The new CBE, which was engineered at Rice University, can increase the accuracy of CRISPR-based edits in disease sequence models up to 6000-fold compared with the BE4max base editor, which is currently considered state of the art. “I believe our technology’s level of precision is going to be a significant contributor toward treating genetic disease,” said Xue Sherry Gao, PhD, the Rice University biomolecular engineer who led the development of the new CBE.


Gao and colleagues described their work in an article, “Single C-to-T substitution using engineered APOBEC3G-nCas9 base editors with minimum genome- and transcriptome-wide off-target effects,” that appeared July 15 in Science Advances.


“To improve the precision of CBE, we identified and engineered the human APOBEC3G (A3G) deaminase,” the article’s authors wrote. “When fused to the Cas9 nickase, the resulting A3G-BEs exhibit selective editing of the second C in the 5′-CC-3′ motif in human cells.”

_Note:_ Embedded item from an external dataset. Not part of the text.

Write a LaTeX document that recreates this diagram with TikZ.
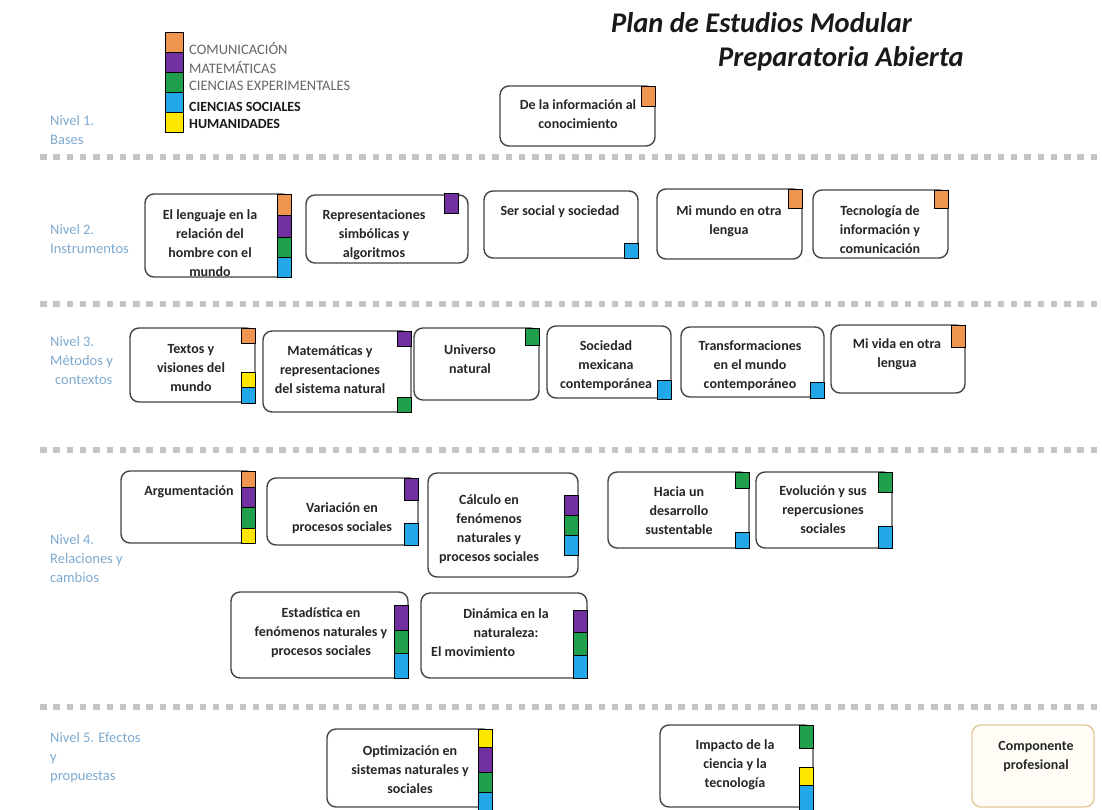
\documentclass[tikz,border=0pt]{standalone}
\usepackage{fontspec}
\setmainfont{Carlito}
\usetikzlibrary{fit}
\definecolor{cOr}{HTML}{F0954F}
\definecolor{cPu}{HTML}{7030A0}
\definecolor{cGr}{HTML}{20A04B}
\definecolor{cBl}{HTML}{22A7E8}
\definecolor{cYe}{HTML}{FFE600}
\definecolor{boxgray}{HTML}{454545}
\definecolor{lvlblue}{HTML}{7EAAD0}
\definecolor{tanb}{HTML}{E2C99E}
\definecolor{cream}{HTML}{FFFDF6}
\definecolor{sepgray}{HTML}{C4C4C4}
\newcommand\mytag[5]{\draw[tagsq, fill=#5] (#1,#2) rectangle (#3,#4);}
\begin{document}
\begin{tikzpicture}[x=1pt,y=-1pt,
  modbox/.style={draw=boxgray, line width=1.4pt, rounded corners=9pt, fill=white, inner sep=0pt},
  profbox/.style={modbox, draw=tanb, fill=cream},
  boxtxt/.style={font=\fontsize{14}{19}\selectfont\bfseries, text=black!85, align=center, inner sep=0pt},
  tagsq/.style={draw=black, line width=0.8pt},
  lvl/.style={font=\fontsize{14.5}{19}\selectfont, text=lvlblue, align=left, anchor=west, inner sep=0pt},
  legA/.style={font=\fontsize{14.5}{16}\selectfont, text=black!60, anchor=west, inner sep=0pt},
  legB/.style={font=\fontsize{14}{16}\selectfont\bfseries, text=black!90, anchor=west, inner sep=0pt},
  sep/.style={draw=sepgray, line width=6pt, dash pattern=on 6.5pt off 6.8pt},
  titletxt/.style={font=\fontsize{28.5}{32}\selectfont\bfseries\itshape, anchor=base west, inner sep=0pt, text=black!90}]
\useasboundingbox (0,0) rectangle (1102,809);
\fill[white] (0,0) rectangle (1102,809);

% title
\node[titletxt] (t1) at (611,32) {Plan de Estudios Modular};
\node[titletxt] (t2) at (718,66) {Preparatoria Abierta};

% legend
\mytag{165}{32}{183}{52}{cOr}
\mytag{165}{52}{183}{72}{cPu}
\mytag{165}{72}{183}{92}{cGr}
\mytag{165}{92}{183}{112}{cBl}
\mytag{165}{112}{183}{132}{cYe}
\node[legA] (lg1) at (189,48) {COMUNICACIÓN};
\node[legA] (lg2) at (189,67) {MATEMÁTICAS};
\node[legA] (lg3) at (189,86) {CIENCIAS EXPERIMENTALES};
\node[legB] (lg4) at (189,107) {CIENCIAS SOCIALES};
\node[legB] (lg5) at (189,124) {HUMANIDADES};

% level labels
\node[lvl] (n1) at (50,130) {Nivel 1.\\Bases};
\node[lvl] (n2) at (50,239) {Nivel 2.\\Instrumentos};
\node[lvl] (n3) at (50,361) {Nivel 3.\\Métodos y\\\hspace*{5pt}contextos};
\node[lvl] (n4) at (50,559) {Nivel 4.\\Relaciones y\\cambios};
\node[lvl] (n5) at (50,758) {Nivel 5. Efectos\\y\\propuestas};

% separators
\coordinate (s1a) at (40,157); \coordinate (s1b) at (1102,157);
\coordinate (s2a) at (40,304); \coordinate (s2b) at (1102,304);
\coordinate (s3a) at (40,450); \coordinate (s3b) at (1102,450);
\coordinate (s4a) at (40,707); \coordinate (s4b) at (1102,707);
\draw[sep] (s1a) -- (s1b);
\draw[sep] (s2a) -- (s2b);
\draw[sep] (s3a) -- (s3b);
\draw[sep] (s4a) -- (s4b);

% Level 1
\node[modbox, fit={(500,86) (655,146)}] (b1) {};
\mytag{641}{86}{655}{106}{cOr}
\node[boxtxt] (b1t) at (578,114) {De la información al\\conocimiento};

% Level 2
\node[modbox, fit={(145,194) (291,277)}] (b2a) {};
\mytag{277}{194}{291}{215}{cOr}
\mytag{277}{215}{291}{237}{cPu}
\mytag{277}{237}{291}{257}{cGr}
\mytag{277}{257}{291}{277}{cBl}
\node[boxtxt] (b2at) at (210,243.5) {El lenguaje en la\\relación del\\hombre con el\\mundo};

\node[modbox, fit={(306,195) (468,263)}] (b2b) {};
\mytag{444}{193}{458}{213}{cPu}
\node[boxtxt] (b2bt) at (374,235) {Representaciones\\simbólicas y\\algoritmos};

\node[modbox, fit={(484,191) (638,258)}] (b2c) {};
\mytag{624}{243}{638}{258}{cBl}
\node[boxtxt] (b2ct) at (560,212) {Ser social y sociedad};

\node[modbox, fit={(657,189) (802,259)}] (b2d) {};
\mytag{788}{189}{802}{208}{cOr}
\node[boxtxt] (b2dt) at (729,221) {Mi mundo en otra\\lengua};

\node[modbox, fit={(813,190) (948,258)}] (b2e) {};
\mytag{934}{190}{948}{208}{cOr}
\node[boxtxt] (b2et) at (880,230) {Tecnología de\\información y\\comunicación};

% Level 3
\node[modbox, fit={(130,328) (255,402)}] (b3a) {};
\mytag{241}{328}{255}{343}{cOr}
\mytag{241}{372}{255}{387}{cYe}
\mytag{241}{387}{255}{403}{cBl}
\node[boxtxt] (b3at) at (191,368) {Textos y\\visiones del\\mundo};

\node[modbox, fit={(263,331) (411,412)}] (b3b) {};
\mytag{397}{331}{411}{346}{cPu}
\mytag{397}{397}{411}{412}{cGr}
\node[boxtxt] (b3bt) at (330,370) {Matemáticas y\\representaciones\\del sistema natural};

\node[modbox, fit={(414,328) (539,400)}] (b3c) {};
\mytag{525}{328}{539}{345}{cGr}
\node[boxtxt] (b3ct) at (470,359) {Universo\\natural};

\node[modbox, fit={(547,326) (671,398)}] (b3d) {};
\mytag{657}{380}{671}{399}{cBl}
\node[boxtxt] (b3dt) at (606,366) {Sociedad\\mexicana\\contemporánea};

\node[modbox, fit={(681,327) (824,397)}] (b3e) {};
\mytag{810}{382}{824}{398}{cBl}
\node[boxtxt] (b3et) at (750,366) {Transformaciones\\en el mundo\\contemporáneo};

\node[modbox, fit={(831,325) (965,393)}] (b3f) {};
\mytag{951}{325}{965}{347}{cOr}
\node[boxtxt] (b3ft) at (897,354) {Mi vida en otra\\lengua};

% Level 4
\node[modbox, fit={(121,471) (255,543)}] (b4a) {};
\mytag{241}{471}{255}{487}{cOr}
\mytag{241}{487}{255}{507}{cPu}
\mytag{241}{507}{255}{528}{cGr}
\mytag{241}{528}{255}{543}{cYe}
\node[boxtxt] (b4at) at (189,492) {Argumentación};

\node[modbox, fit={(267,478) (418,545)}] (b4b) {};
\mytag{404}{478}{418}{500}{cPu}
\mytag{404}{523}{418}{545}{cBl}
\node[boxtxt] (b4bt) at (342,518) {Variación en\\procesos sociales};

\node[modbox, fit={(428,473) (578,577)}] (b4c) {};
\mytag{564}{495}{578}{515}{cPu}
\mytag{564}{515}{578}{535}{cGr}
\mytag{564}{535}{578}{555}{cBl}
\node[boxtxt] (b4ct) at (489,529) {Cálculo en\\fenómenos\\naturales y\\procesos sociales};

\node[modbox, fit={(608,472) (749,548)}] (b4d) {};
\mytag{735}{472}{749}{488}{cGr}
\mytag{735}{532}{749}{548}{cBl}
\node[boxtxt] (b4dt) at (679,511) {Hacia un\\desarrollo\\sustentable};

\node[modbox, fit={(756,472) (892,548)}] (b4e) {};
\mytag{878}{472}{892}{492}{cGr}
\mytag{878}{526}{892}{548}{cBl}
\node[boxtxt] (b4et) at (823,510) {Evolución y sus\\repercusiones\\sociales};

\node[modbox, fit={(231,592) (408,678)}] (b4f) {};
\mytag{394}{605}{408}{630}{cPu}
\mytag{394}{630}{408}{653}{cGr}
\mytag{394}{653}{408}{678}{cBl}
\node[boxtxt] (b4ft) at (321,632.5) {Estadística en\\fenómenos naturales y\\procesos sociales};

\node[modbox, fit={(421,593) (587,678)}] (b4g) {};
\mytag{573}{610}{587}{632}{cPu}
\mytag{573}{632}{587}{655}{cGr}
\mytag{573}{655}{587}{678}{cBl}
\node[boxtxt] (b4gt) at (506,623) {Dinámica en la\\naturaleza:};
\node[boxtxt, anchor=west] (b4gt2) at (431,652) {El movimiento};

% Level 5
\node[modbox, fit={(327,729) (492,807)}] (b5a) {};
\mytag{478}{729}{492}{747}{cYe}
\mytag{478}{747}{492}{772}{cPu}
\mytag{478}{772}{492}{792}{cGr}
\mytag{478}{792}{492}{811}{cBl}
\node[boxtxt] (b5at) at (410,770) {Optimización en\\sistemas naturales y\\sociales};

\node[modbox, fit={(660,725) (813,807)}] (b5b) {};
\mytag{799}{725}{813}{748}{cGr}
\mytag{799}{767}{813}{785}{cYe}
\mytag{799}{785}{813}{811}{cBl}
\node[boxtxt] (b5bt) at (735,765) {Impacto de la\\ciencia y la\\tecnología};

\node[profbox, fit={(972,725) (1094,807)}] (b5c) {};
\node[boxtxt] (b5ct) at (1036,756) {Componente\\profesional};
\end{tikzpicture}
\end{document}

“Engineered A3G base editors that recognize a specific CC motif could offer a toolkit to precisely edit a target C,” the authors continued. “These toolkits, if expanded, could allow versatile and precise editing of single nucleotides from various other distinct motifs. We envision that the continued development of novel base editing technology could facilitate the precise conversion of cytosines and treatment of human genetic diseases.”


In the human genome, which consists of three billion Cs, Ts, As (adenines), and Gs (guanines), even one incorrect base—a mutation—can lead to genetic diseases. “T-to-C mutations called single nucleotide polymorphisms account for somewhere around 38% of human pathogenic diseases,” Gao said. “Cytosine base editors provide great promise to potentially treat these diseases by reversing the C mutation back to T.”


“However, when there is a ‘bystander’ C located right upstream of the targeted C, the previous technology could not distinguish between the Cs, and both would be changed to Ts,” she added. “We really only want to correct the disease-relevant C to a T and leave the bystander C unmodified.


“That provided the motivation for this project. We want to engineer a new cytosine base editor that can precisely modify the single targeted C while minimizing the unwanted C editing when consecutive ‘CCs’ are positioned in the editing window.”


The Gao lab seeks to develop base editors through a series of protein-engineering efforts. The new CBEs, called A3G base editors, have dramatically increased precision by only editing the second of consecutive Cs.


To put their tests in “disease-relevant contexts,” the Gao lab used their tools to modify human cells to create cystic fibrosis and several other disease model cell lines. All showed significant success at precisely creating the desired pathogenic C-to-T mutation, particularly the cystic fibrosis cells, which all three of the A3G-BE variants perfectly modified more than 50% of the time compared to 0.6% for BE4max.


The Gao lab also tested its new A3G-BEs’ potential to correct mutations in disease treatment applications, including cystic fibrosis, holocarboxylase synthetase deficiency, and pyropoikilocytosis, a type of anemia.


In experiments on cell models containing pathogenetic mutations, A3G-BEs significantly outperformed BE4max. In the case of holocarboxylase synthetase deficiency, the editor perfectly corrected only the target C nucleotides in more than 50% of the sequences, with a 6496-fold higher correction than BE4max.


“We also identified 540 human pathogenic single nucleotide polymorphisms that could be precisely correctable by our A3G-BEs,” Gao said. “A3G-BE also appears to decrease off-target edits (unwanted edits to other parts of the genome that could introduce mutations) at both the DNA and RNA levels.”